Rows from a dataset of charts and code
%%

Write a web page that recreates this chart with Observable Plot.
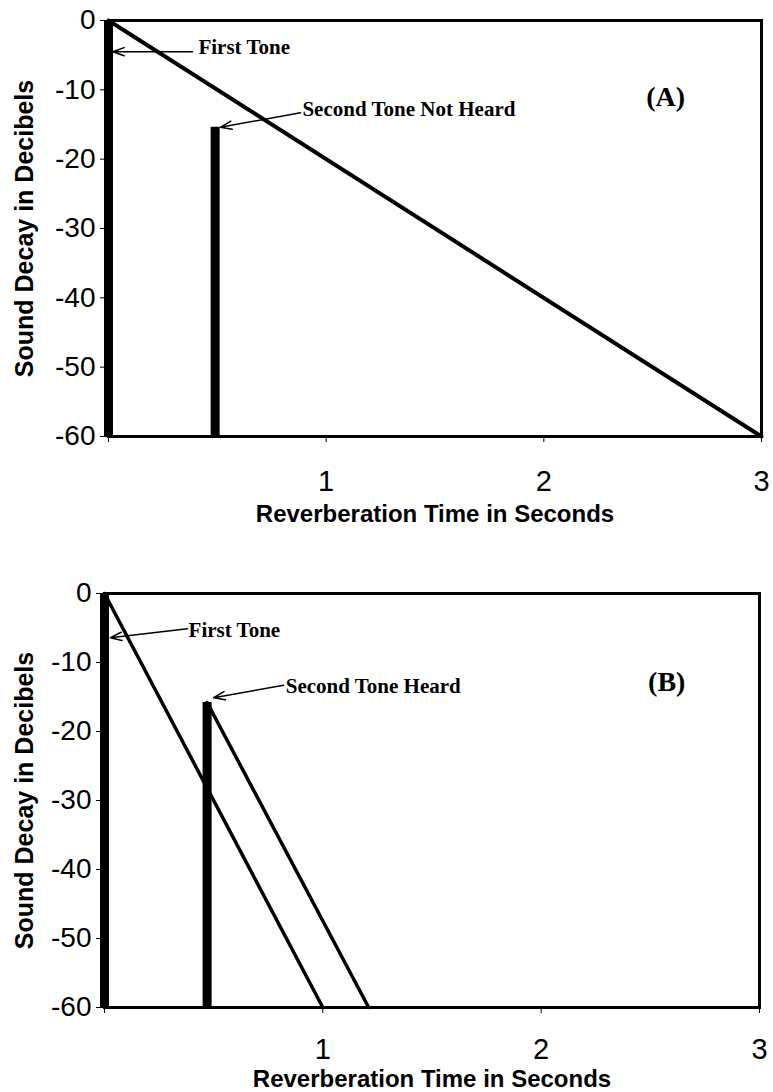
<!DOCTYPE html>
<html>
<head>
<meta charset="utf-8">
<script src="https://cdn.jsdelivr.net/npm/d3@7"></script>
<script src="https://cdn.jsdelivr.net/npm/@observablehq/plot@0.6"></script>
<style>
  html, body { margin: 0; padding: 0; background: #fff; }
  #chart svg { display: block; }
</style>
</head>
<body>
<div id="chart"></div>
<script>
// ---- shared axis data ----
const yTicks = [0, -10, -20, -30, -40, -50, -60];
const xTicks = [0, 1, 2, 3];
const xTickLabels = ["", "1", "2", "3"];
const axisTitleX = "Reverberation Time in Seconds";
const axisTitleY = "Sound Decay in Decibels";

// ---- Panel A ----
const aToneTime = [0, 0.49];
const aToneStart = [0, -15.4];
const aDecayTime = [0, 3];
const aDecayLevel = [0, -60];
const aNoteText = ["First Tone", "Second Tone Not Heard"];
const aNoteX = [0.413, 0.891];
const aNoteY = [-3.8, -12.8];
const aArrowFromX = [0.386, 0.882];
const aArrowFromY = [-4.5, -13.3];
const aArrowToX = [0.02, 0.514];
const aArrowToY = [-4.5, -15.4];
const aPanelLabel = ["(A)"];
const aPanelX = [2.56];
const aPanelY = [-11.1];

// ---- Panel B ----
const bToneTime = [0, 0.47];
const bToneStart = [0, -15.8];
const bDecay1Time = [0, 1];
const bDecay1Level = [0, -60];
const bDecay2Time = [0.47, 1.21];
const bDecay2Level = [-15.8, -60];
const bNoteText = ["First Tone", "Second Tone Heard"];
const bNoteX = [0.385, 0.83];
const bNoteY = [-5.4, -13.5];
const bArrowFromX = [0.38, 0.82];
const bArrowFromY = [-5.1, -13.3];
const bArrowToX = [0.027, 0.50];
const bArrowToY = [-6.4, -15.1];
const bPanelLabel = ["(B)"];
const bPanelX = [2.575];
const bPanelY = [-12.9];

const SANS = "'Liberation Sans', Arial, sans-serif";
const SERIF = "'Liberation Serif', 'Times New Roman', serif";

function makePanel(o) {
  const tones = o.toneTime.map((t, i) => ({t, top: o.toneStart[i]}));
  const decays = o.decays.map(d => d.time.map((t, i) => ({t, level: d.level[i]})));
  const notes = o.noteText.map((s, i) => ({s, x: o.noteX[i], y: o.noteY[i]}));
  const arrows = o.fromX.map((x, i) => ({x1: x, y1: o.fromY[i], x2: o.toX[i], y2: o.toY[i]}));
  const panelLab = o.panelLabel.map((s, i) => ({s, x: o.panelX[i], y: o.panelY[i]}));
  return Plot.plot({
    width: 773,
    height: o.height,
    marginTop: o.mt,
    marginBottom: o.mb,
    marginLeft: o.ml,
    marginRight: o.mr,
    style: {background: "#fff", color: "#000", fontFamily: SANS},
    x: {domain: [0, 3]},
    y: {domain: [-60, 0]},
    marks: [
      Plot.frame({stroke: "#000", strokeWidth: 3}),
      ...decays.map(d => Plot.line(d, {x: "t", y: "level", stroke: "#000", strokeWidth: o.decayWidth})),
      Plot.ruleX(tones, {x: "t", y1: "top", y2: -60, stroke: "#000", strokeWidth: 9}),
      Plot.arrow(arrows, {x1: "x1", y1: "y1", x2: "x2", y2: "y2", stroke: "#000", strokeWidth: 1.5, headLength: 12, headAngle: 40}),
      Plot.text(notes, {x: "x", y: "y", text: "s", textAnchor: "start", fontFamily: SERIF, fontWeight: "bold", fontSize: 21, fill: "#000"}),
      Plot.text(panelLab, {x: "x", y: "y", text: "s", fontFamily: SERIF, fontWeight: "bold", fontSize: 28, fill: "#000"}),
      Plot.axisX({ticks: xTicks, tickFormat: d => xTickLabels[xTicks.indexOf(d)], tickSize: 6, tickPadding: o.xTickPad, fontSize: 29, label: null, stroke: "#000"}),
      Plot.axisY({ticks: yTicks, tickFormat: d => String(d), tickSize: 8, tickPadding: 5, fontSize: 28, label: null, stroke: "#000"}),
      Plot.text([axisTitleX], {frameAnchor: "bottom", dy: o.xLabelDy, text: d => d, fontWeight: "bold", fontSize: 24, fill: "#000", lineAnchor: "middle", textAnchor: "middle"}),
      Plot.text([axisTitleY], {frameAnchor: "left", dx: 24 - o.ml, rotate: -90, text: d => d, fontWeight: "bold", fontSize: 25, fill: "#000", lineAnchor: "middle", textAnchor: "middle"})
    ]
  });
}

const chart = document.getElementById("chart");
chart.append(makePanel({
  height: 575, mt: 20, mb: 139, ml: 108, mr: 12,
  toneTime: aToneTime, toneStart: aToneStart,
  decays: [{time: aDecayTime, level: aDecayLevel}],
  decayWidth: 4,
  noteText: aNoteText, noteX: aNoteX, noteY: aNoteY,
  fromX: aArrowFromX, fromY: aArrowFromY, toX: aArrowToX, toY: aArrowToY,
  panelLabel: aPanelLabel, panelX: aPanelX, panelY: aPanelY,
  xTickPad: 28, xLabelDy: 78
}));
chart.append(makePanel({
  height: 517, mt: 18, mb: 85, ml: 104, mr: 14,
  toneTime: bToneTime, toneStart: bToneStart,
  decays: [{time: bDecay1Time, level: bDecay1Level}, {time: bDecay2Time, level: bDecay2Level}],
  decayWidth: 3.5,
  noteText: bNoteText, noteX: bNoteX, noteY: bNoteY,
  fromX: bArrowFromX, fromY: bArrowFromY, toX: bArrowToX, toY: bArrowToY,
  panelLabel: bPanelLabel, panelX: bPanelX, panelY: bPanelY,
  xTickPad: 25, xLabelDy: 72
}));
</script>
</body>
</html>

%%
%%

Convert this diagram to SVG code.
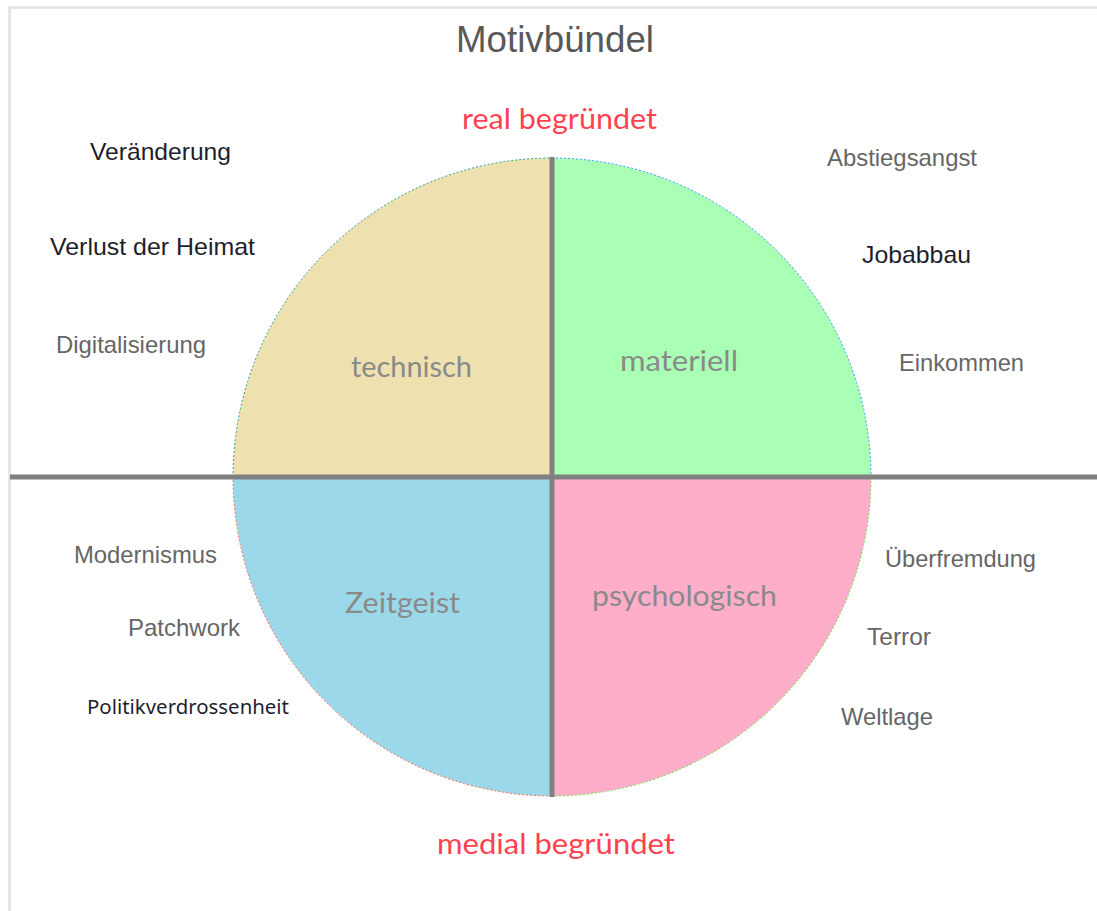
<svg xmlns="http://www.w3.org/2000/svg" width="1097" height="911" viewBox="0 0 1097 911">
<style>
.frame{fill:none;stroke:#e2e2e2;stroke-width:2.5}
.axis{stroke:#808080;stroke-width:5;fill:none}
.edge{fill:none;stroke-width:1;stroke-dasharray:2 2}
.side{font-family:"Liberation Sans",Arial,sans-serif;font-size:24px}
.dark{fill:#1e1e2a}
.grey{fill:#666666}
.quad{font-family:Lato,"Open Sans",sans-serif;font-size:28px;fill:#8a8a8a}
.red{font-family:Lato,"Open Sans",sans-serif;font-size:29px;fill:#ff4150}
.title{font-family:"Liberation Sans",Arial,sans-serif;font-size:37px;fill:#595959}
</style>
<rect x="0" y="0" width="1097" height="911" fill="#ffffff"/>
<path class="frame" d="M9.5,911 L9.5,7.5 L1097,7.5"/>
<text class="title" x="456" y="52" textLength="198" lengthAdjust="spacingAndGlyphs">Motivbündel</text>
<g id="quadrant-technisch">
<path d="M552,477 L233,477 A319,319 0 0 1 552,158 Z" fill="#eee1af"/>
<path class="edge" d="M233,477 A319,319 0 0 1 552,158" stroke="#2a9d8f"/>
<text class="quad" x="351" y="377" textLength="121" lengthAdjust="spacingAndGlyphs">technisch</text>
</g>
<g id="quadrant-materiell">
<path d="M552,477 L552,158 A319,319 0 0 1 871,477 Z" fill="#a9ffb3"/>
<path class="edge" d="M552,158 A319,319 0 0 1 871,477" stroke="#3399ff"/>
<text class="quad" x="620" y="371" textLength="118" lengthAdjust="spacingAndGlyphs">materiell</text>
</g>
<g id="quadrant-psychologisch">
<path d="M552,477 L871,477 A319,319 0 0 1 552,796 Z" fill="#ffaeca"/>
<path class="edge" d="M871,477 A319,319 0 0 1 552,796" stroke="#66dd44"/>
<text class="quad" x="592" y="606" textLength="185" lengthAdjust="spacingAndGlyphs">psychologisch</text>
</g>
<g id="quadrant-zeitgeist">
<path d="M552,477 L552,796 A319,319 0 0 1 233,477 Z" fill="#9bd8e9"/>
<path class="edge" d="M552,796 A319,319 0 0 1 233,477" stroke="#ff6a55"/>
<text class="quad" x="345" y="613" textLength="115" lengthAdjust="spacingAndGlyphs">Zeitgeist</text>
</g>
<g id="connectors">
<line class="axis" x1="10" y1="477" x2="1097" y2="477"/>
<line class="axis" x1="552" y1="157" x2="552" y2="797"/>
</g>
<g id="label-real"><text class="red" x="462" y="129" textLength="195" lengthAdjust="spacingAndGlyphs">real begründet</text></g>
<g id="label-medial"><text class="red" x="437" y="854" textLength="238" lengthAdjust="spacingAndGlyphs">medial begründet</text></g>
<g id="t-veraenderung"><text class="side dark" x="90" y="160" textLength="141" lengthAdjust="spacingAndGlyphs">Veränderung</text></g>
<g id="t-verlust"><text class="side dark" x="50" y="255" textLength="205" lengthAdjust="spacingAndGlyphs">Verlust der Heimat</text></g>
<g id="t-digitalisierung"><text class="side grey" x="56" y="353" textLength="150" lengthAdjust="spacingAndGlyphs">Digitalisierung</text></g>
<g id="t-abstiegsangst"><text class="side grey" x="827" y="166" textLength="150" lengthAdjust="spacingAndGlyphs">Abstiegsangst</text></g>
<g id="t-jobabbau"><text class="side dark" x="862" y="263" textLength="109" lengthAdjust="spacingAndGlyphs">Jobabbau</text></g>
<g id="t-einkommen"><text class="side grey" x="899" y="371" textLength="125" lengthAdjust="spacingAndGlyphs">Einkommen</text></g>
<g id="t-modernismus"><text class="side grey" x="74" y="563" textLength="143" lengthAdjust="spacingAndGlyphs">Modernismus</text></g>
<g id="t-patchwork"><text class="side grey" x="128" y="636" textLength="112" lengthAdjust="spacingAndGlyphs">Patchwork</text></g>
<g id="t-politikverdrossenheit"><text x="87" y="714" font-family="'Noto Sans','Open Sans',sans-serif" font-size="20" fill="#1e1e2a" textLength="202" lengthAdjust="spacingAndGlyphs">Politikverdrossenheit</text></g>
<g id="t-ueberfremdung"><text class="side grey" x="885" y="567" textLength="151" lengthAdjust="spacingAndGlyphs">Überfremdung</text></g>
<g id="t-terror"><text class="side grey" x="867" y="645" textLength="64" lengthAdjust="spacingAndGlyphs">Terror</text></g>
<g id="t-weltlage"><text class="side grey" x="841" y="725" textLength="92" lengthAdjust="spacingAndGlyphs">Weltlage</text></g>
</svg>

%%

Directive:
Filter the records for lines holding the string "this". Copy each one.

Reply:
Write a web page that recreates this chart with Observable Plot.
Convert this diagram to SVG code.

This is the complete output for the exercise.